__WHAT IS REQUIRED__: In this exercise, return the whole listing exactly, excluding any images.

__SUPPLIED DATA__:
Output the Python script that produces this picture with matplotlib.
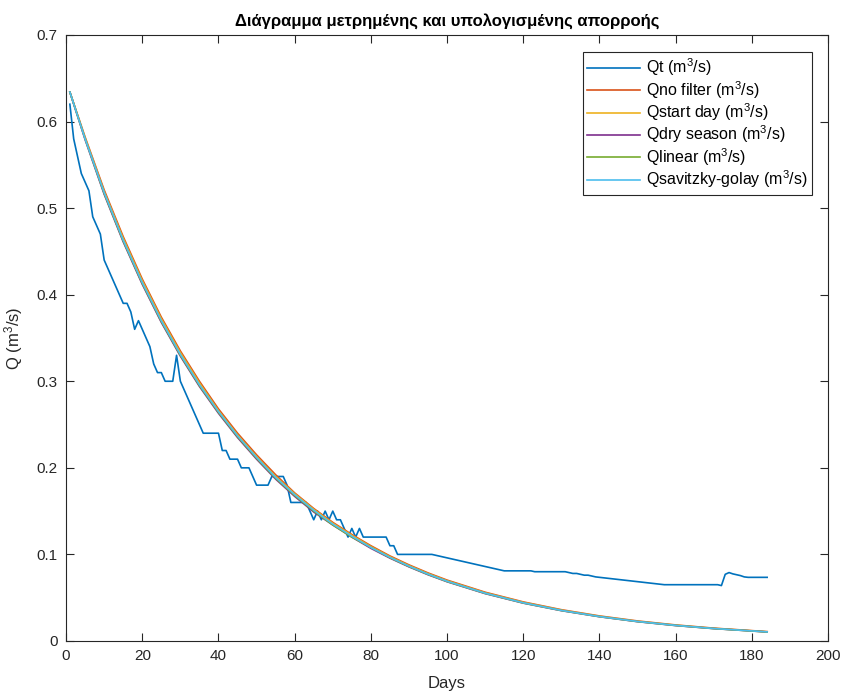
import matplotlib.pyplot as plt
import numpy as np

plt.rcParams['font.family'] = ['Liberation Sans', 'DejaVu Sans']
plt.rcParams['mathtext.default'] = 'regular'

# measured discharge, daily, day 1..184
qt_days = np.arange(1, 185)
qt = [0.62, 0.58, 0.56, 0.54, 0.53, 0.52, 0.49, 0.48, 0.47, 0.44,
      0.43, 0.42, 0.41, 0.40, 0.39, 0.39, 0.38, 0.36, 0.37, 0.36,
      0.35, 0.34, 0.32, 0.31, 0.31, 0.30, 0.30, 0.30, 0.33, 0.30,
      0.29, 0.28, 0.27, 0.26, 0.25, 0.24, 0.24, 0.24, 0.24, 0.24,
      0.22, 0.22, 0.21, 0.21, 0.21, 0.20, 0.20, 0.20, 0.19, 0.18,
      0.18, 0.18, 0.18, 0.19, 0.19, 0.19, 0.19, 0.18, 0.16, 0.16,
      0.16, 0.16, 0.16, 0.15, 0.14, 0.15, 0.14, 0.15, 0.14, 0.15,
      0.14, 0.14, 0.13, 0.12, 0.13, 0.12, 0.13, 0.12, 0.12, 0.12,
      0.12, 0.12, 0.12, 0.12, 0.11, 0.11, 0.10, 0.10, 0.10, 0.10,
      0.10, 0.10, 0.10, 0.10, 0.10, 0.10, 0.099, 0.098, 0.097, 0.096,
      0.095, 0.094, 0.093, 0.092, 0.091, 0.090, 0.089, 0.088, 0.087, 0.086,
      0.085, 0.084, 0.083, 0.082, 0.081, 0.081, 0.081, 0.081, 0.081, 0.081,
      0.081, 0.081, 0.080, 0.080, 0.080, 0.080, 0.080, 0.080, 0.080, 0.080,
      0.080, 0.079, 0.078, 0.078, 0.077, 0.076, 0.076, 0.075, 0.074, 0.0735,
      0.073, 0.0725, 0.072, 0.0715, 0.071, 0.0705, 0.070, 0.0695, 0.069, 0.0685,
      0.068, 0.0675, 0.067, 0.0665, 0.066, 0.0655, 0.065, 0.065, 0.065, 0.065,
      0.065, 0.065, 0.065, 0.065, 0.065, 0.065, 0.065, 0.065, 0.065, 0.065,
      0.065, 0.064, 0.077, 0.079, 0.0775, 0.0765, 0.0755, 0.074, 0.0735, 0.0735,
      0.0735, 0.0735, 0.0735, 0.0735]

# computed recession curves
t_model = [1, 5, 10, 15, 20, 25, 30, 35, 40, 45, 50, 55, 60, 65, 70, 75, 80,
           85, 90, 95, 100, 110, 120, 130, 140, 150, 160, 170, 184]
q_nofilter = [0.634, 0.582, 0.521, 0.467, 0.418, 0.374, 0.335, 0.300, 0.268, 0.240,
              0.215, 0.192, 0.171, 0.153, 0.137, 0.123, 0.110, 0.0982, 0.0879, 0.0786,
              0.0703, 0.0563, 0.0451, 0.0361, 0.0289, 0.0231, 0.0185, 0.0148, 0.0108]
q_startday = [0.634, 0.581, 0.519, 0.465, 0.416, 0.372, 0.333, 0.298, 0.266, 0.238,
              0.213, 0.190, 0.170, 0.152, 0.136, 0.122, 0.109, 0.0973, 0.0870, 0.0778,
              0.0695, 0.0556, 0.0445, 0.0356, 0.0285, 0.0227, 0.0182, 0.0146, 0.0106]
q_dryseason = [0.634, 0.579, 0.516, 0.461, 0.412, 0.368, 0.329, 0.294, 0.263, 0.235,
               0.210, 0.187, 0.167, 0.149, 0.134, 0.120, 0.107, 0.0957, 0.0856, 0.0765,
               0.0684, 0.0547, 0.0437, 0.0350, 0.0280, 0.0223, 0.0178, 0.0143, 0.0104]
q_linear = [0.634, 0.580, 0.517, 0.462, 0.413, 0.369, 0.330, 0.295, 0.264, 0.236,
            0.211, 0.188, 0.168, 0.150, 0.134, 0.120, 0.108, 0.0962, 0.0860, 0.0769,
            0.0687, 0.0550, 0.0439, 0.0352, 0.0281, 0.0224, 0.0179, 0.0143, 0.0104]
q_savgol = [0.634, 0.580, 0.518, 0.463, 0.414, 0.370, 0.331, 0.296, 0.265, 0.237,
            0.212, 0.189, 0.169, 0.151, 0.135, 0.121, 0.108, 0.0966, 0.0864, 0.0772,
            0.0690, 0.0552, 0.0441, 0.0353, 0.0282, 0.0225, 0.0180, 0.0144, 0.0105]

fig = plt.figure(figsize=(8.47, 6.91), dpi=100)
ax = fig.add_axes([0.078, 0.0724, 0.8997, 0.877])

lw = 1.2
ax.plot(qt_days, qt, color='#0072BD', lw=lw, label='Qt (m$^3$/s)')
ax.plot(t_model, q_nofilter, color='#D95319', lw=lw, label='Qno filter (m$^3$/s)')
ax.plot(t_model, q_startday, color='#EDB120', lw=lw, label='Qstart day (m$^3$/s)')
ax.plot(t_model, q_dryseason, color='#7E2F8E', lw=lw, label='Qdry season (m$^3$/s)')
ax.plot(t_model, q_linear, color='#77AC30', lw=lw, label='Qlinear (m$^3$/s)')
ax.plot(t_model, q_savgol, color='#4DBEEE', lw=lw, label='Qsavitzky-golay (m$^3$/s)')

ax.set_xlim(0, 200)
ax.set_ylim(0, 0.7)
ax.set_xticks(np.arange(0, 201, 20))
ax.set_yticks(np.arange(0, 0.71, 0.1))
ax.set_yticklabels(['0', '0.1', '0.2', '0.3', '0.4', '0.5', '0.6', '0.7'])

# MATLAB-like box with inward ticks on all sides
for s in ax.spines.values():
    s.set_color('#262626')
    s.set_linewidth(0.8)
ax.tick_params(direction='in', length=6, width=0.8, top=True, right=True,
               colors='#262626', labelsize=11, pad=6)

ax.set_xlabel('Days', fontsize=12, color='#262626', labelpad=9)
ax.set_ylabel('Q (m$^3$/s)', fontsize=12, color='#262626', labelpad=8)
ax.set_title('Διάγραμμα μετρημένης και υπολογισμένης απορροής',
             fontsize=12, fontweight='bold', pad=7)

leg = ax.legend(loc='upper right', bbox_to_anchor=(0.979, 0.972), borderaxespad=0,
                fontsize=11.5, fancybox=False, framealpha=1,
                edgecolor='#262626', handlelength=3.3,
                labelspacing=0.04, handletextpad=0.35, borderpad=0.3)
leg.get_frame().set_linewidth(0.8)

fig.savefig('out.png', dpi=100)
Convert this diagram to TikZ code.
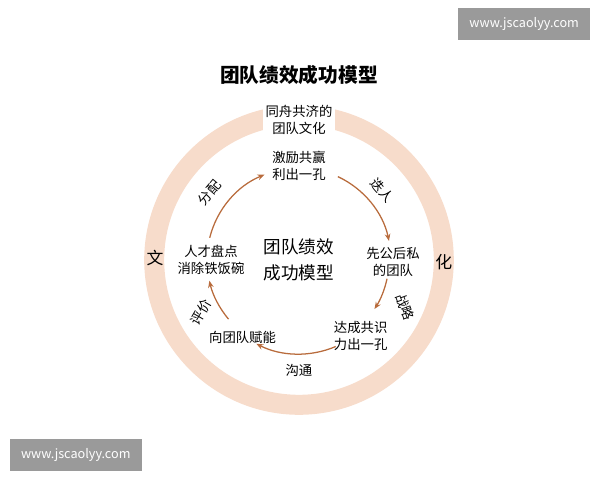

__WRITTEN RESPONSE__:
Output the Python script that produces this picture with matplotlib.
import matplotlib.pyplot as plt
import numpy as np

plt.rcParams['font.family'] = ['Liberation Sans', 'DejaVu Sans']
plt.rcParams['mathtext.default'] = 'regular'

# measured discharge, daily, day 1..184
qt_days = np.arange(1, 185)
qt = [0.62, 0.58, 0.56, 0.54, 0.53, 0.52, 0.49, 0.48, 0.47, 0.44,
      0.43, 0.42, 0.41, 0.40, 0.39, 0.39, 0.38, 0.36, 0.37, 0.36,
      0.35, 0.34, 0.32, 0.31, 0.31, 0.30, 0.30, 0.30, 0.33, 0.30,
      0.29, 0.28, 0.27, 0.26, 0.25, 0.24, 0.24, 0.24, 0.24, 0.24,
      0.22, 0.22, 0.21, 0.21, 0.21, 0.20, 0.20, 0.20, 0.19, 0.18,
      0.18, 0.18, 0.18, 0.19, 0.19, 0.19, 0.19, 0.18, 0.16, 0.16,
      0.16, 0.16, 0.16, 0.15, 0.14, 0.15, 0.14, 0.15, 0.14, 0.15,
      0.14, 0.14, 0.13, 0.12, 0.13, 0.12, 0.13, 0.12, 0.12, 0.12,
      0.12, 0.12, 0.12, 0.12, 0.11, 0.11, 0.10, 0.10, 0.10, 0.10,
      0.10, 0.10, 0.10, 0.10, 0.10, 0.10, 0.099, 0.098, 0.097, 0.096,
      0.095, 0.094, 0.093, 0.092, 0.091, 0.090, 0.089, 0.088, 0.087, 0.086,
      0.085, 0.084, 0.083, 0.082, 0.081, 0.081, 0.081, 0.081, 0.081, 0.081,
      0.081, 0.081, 0.080, 0.080, 0.080, 0.080, 0.080, 0.080, 0.080, 0.080,
      0.080, 0.079, 0.078, 0.078, 0.077, 0.076, 0.076, 0.075, 0.074, 0.0735,
      0.073, 0.0725, 0.072, 0.0715, 0.071, 0.0705, 0.070, 0.0695, 0.069, 0.0685,
      0.068, 0.0675, 0.067, 0.0665, 0.066, 0.0655, 0.065, 0.065, 0.065, 0.065,
      0.065, 0.065, 0.065, 0.065, 0.065, 0.065, 0.065, 0.065, 0.065, 0.065,
      0.065, 0.064, 0.077, 0.079, 0.0775, 0.0765, 0.0755, 0.074, 0.0735, 0.0735,
      0.0735, 0.0735, 0.0735, 0.0735]

# computed recession curves
t_model = [1, 5, 10, 15, 20, 25, 30, 35, 40, 45, 50, 55, 60, 65, 70, 75, 80,
           85, 90, 95, 100, 110, 120, 130, 140, 150, 160, 170, 184]
q_nofilter = [0.634, 0.582, 0.521, 0.467, 0.418, 0.374, 0.335, 0.300, 0.268, 0.240,
              0.215, 0.192, 0.171, 0.153, 0.137, 0.123, 0.110, 0.0982, 0.0879, 0.0786,
              0.0703, 0.0563, 0.0451, 0.0361, 0.0289, 0.0231, 0.0185, 0.0148, 0.0108]
q_startday = [0.634, 0.581, 0.519, 0.465, 0.416, 0.372, 0.333, 0.298, 0.266, 0.238,
              0.213, 0.190, 0.170, 0.152, 0.136, 0.122, 0.109, 0.0973, 0.0870, 0.0778,
              0.0695, 0.0556, 0.0445, 0.0356, 0.0285, 0.0227, 0.0182, 0.0146, 0.0106]
q_dryseason = [0.634, 0.579, 0.516, 0.461, 0.412, 0.368, 0.329, 0.294, 0.263, 0.235,
               0.210, 0.187, 0.167, 0.149, 0.134, 0.120, 0.107, 0.0957, 0.0856, 0.0765,
               0.0684, 0.0547, 0.0437, 0.0350, 0.0280, 0.0223, 0.0178, 0.0143, 0.0104]
q_linear = [0.634, 0.580, 0.517, 0.462, 0.413, 0.369, 0.330, 0.295, 0.264, 0.236,
            0.211, 0.188, 0.168, 0.150, 0.134, 0.120, 0.108, 0.0962, 0.0860, 0.0769,
            0.0687, 0.0550, 0.0439, 0.0352, 0.0281, 0.0224, 0.0179, 0.0143, 0.0104]
q_savgol = [0.634, 0.580, 0.518, 0.463, 0.414, 0.370, 0.331, 0.296, 0.265, 0.237,
            0.212, 0.189, 0.169, 0.151, 0.135, 0.121, 0.108, 0.0966, 0.0864, 0.0772,
            0.0690, 0.0552, 0.0441, 0.0353, 0.0282, 0.0225, 0.0180, 0.0144, 0.0105]

fig = plt.figure(figsize=(8.47, 6.91), dpi=100)
ax = fig.add_axes([0.078, 0.0724, 0.8997, 0.877])

lw = 1.2
ax.plot(qt_days, qt, color='#0072BD', lw=lw, label='Qt (m$^3$/s)')
ax.plot(t_model, q_nofilter, color='#D95319', lw=lw, label='Qno filter (m$^3$/s)')
ax.plot(t_model, q_startday, color='#EDB120', lw=lw, label='Qstart day (m$^3$/s)')
ax.plot(t_model, q_dryseason, color='#7E2F8E', lw=lw, label='Qdry season (m$^3$/s)')
ax.plot(t_model, q_linear, color='#77AC30', lw=lw, label='Qlinear (m$^3$/s)')
ax.plot(t_model, q_savgol, color='#4DBEEE', lw=lw, label='Qsavitzky-golay (m$^3$/s)')

ax.set_xlim(0, 200)
ax.set_ylim(0, 0.7)
ax.set_xticks(np.arange(0, 201, 20))
ax.set_yticks(np.arange(0, 0.71, 0.1))
ax.set_yticklabels(['0', '0.1', '0.2', '0.3', '0.4', '0.5', '0.6', '0.7'])

# MATLAB-like box with inward ticks on all sides
for s in ax.spines.values():
    s.set_color('#262626')
    s.set_linewidth(0.8)
ax.tick_params(direction='in', length=6, width=0.8, top=True, right=True,
               colors='#262626', labelsize=11, pad=6)

ax.set_xlabel('Days', fontsize=12, color='#262626', labelpad=9)
ax.set_ylabel('Q (m$^3$/s)', fontsize=12, color='#262626', labelpad=8)
ax.set_title('Διάγραμμα μετρημένης και υπολογισμένης απορροής',
             fontsize=12, fontweight='bold', pad=7)

leg = ax.legend(loc='upper right', bbox_to_anchor=(0.979, 0.972), borderaxespad=0,
                fontsize=11.5, fancybox=False, framealpha=1,
                edgecolor='#262626', handlelength=3.3,
                labelspacing=0.04, handletextpad=0.35, borderpad=0.3)
leg.get_frame().set_linewidth(0.8)

fig.savefig('out.png', dpi=100)
Convert this diagram to TikZ code.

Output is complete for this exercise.